P.S. Vi faccio ancora un esempio. Il mio libro “Solo noi” (regalatelo agli amici bisognosi di rassicurazione) contiene un capitolo dedicato a Farsopoli 2006 e un altro dedicato alla relazione Palazzi in cui l’inter, gravemente colpevole, da mandare subito in B, venne prescritta (cioè dichiarata colpevole, ma graziata dai voluti ritardi). Ebbene, i giornalisti che lo hanno recensito o che mi hanno intervistato in varie TV (con l’ovvia eccezione di Top Planet) non hanno mai fatto una domanda o un’osservazione su quelle due infami porcate. Anche chi è eventualmente ben disposto nei confronti della Juventus non vuole toccare il principale cavallo dei battaglia degli antijuventini.

 

P.P.S. Detto tutto questo, tra i tifosi juventini io una distinzione netta la faccio.
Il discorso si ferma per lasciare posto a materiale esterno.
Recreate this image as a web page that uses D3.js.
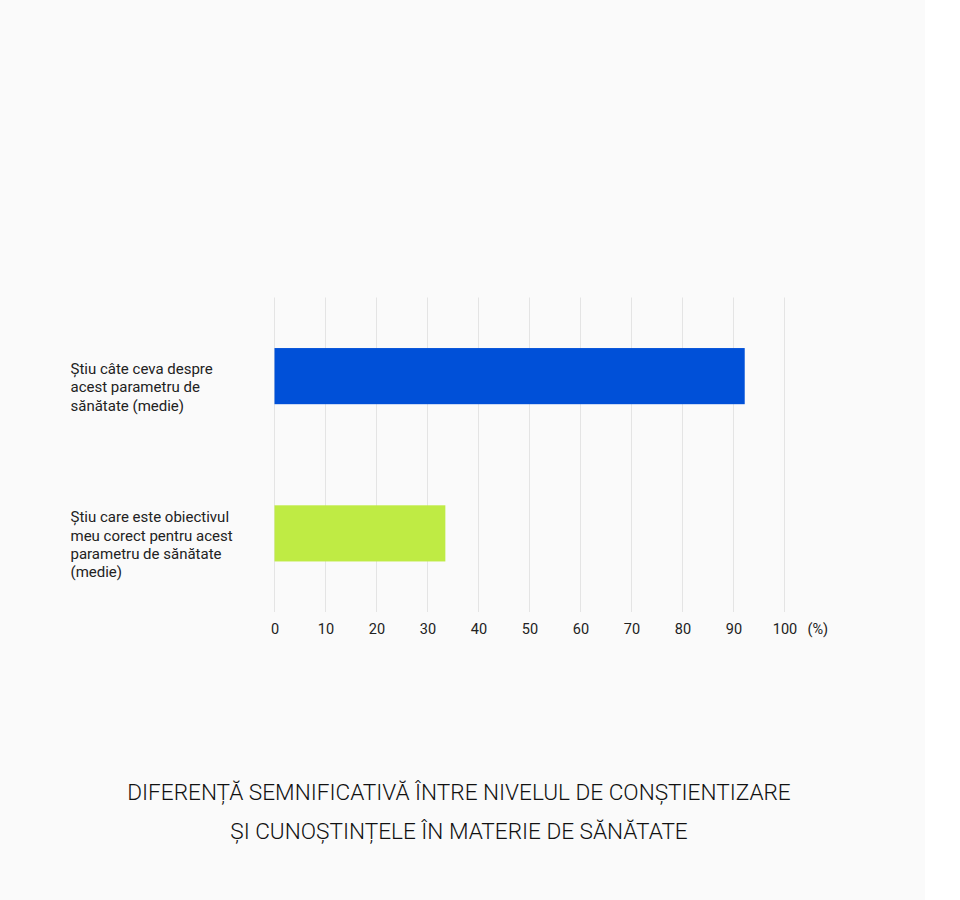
<!DOCTYPE html>
<html>
<head>
<meta charset="utf-8">
<script src="https://cdn.jsdelivr.net/npm/d3@7"></script>
<style>
  body { margin: 0; background: #ffffff; }
  svg { display: block; }
</style>
</head>
<body>
<svg id="chart"></svg>
<script>
// data
const categories = [
    ['Știu câte ceva despre', 'acest parametru de', 'sănătate (medie)'],
    ['Știu care este obiectivul', 'meu corect pentru acest', 'parametru de sănătate', '(medie)']
];
const values = [92.2, 33.5];
const colors = ['#0050d8', '#bfeb44'];
const xTicks = [0, 10, 20, 30, 40, 50, 60, 70, 80, 90, 100];
const unitLabel = '(%)';
const titleLines = [
    'DIFERENȚĂ SEMNIFICATIVĂ ÎNTRE NIVELUL DE CONȘTIENTIZARE',
    'ȘI CUNOȘTINȚELE ÎN MATERIE DE SĂNĂTATE'
];

const width = 960, height = 900;
const margin = {top: 297.5, left: 274.5, right: 175.5, bottom: 288};

const svg = d3.select('#chart')
    .attr('width', width)
    .attr('height', height);

// page background (stops a bit short of the right edge)
svg.append('rect')
    .attr('width', 925)
    .attr('height', height)
    .attr('fill', '#fafafa');

const x = d3.scaleLinear()
    .domain([0, 100])
    .range([margin.left, width - margin.right]);

const y = d3.scaleBand()
    .domain(d3.range(values.length))
    .range([margin.top, height - margin.bottom])
    .paddingInner(0.643)
    .paddingOuter(0.3215);

// grid
svg.append('g')
    .selectAll('line')
    .data(xTicks)
    .join('line')
    .attr('x1', d => x(d))
    .attr('x2', d => x(d))
    .attr('y1', margin.top)
    .attr('y2', height - margin.bottom)
    .attr('stroke', '#e4e4e4')
    .attr('stroke-width', 1);

// bars
svg.append('g')
    .selectAll('rect')
    .data(values)
    .join('rect')
    .attr('x', x(0))
    .attr('y', (d, i) => y(i))
    .attr('width', d => x(d) - x(0))
    .attr('height', y.bandwidth())
    .attr('fill', (d, i) => colors[i]);

// x axis
const axisY = height - margin.bottom + 12;
const xAxis = g => g.attr('transform', `translate(0,${axisY})`)
    .call(d3.axisBottom(x).tickValues(xTicks).tickSize(0).tickPadding(0))
    .call(g => g.select('.domain').remove())
    .call(g => g.selectAll('text')
        .attr('fill', '#222')
        .attr('font-family', 'Roboto, sans-serif')
        .attr('font-size', 14.5));
svg.append('g').call(xAxis);

svg.append('text')
    .attr('x', x(100) + 23)
    .attr('y', axisY + 10)
    .attr('fill', '#222')
    .attr('font-family', 'Roboto, sans-serif')
    .attr('font-size', 14.5)
    .attr('text-anchor', 'start')
    .text(unitLabel);

// category labels
const labels = svg.append('g')
    .attr('font-family', 'Roboto, sans-serif')
    .attr('font-size', 15)
    .attr('fill', '#222');

categories.forEach((lines, i) => {
    const cy = y(i) + y.bandwidth() / 2 + 16;
    const t = labels.append('text')
        .attr('x', 70.5)
        .attr('y', cy - (lines.length - 1) * 9);
    t.selectAll('tspan')
        .data(lines)
        .join('tspan')
        .attr('x', 70.5)
        .attr('dy', (d, j) => j === 0 ? 0 : 18.2)
        .text(d => d);
});

// title
svg.append('g')
    .attr('font-family', 'Roboto, sans-serif')
    .attr('font-weight', 300)
    .attr('font-size', 22.6)
    .attr('fill', '#111')
    .attr('text-anchor', 'middle')
    .selectAll('text')
    .data(titleLines)
    .join('text')
    .attr('x', 459)
    .attr('y', (d, i) => 800 + i * 39)
    .text(d => d);
</script>
</body>
</html>
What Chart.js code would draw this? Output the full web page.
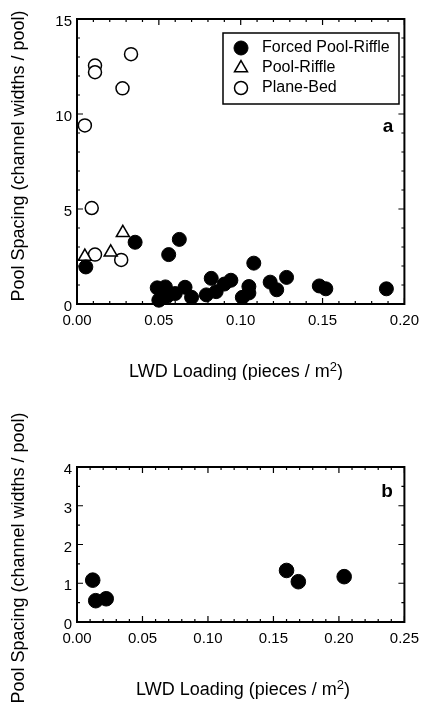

E’ quella tra chi, nel 2006, magari per diffidenza nei confronti di Moggi, considerava la Juventus colpevole e la punizione relativamente accettabile. E chi, come tutti noi dell’ANAJ, dichiarava il proprio orgoglio juventino e denunciava il linciaggio di cui era vittima la Juventus, colpevole soltanto di essere la più forte. E quindi da decapitare.

 

 

BAZZECOLE  E  PINZILLACCHERE

 

 

Dice De Lamentiis che Sarri pensava ai soldi. Da che pulpito!!!!

 

 

Dice Fassone che i soldi arriveranno. Di chi? E quando?

 

 

 

Dice Lotito che l’anno scorso aveva rifiutato 110 milioni per Milinkovic (ma va!)

 

 

 

Tutti a parlare di soldi. Soprattutto se non ne hanno.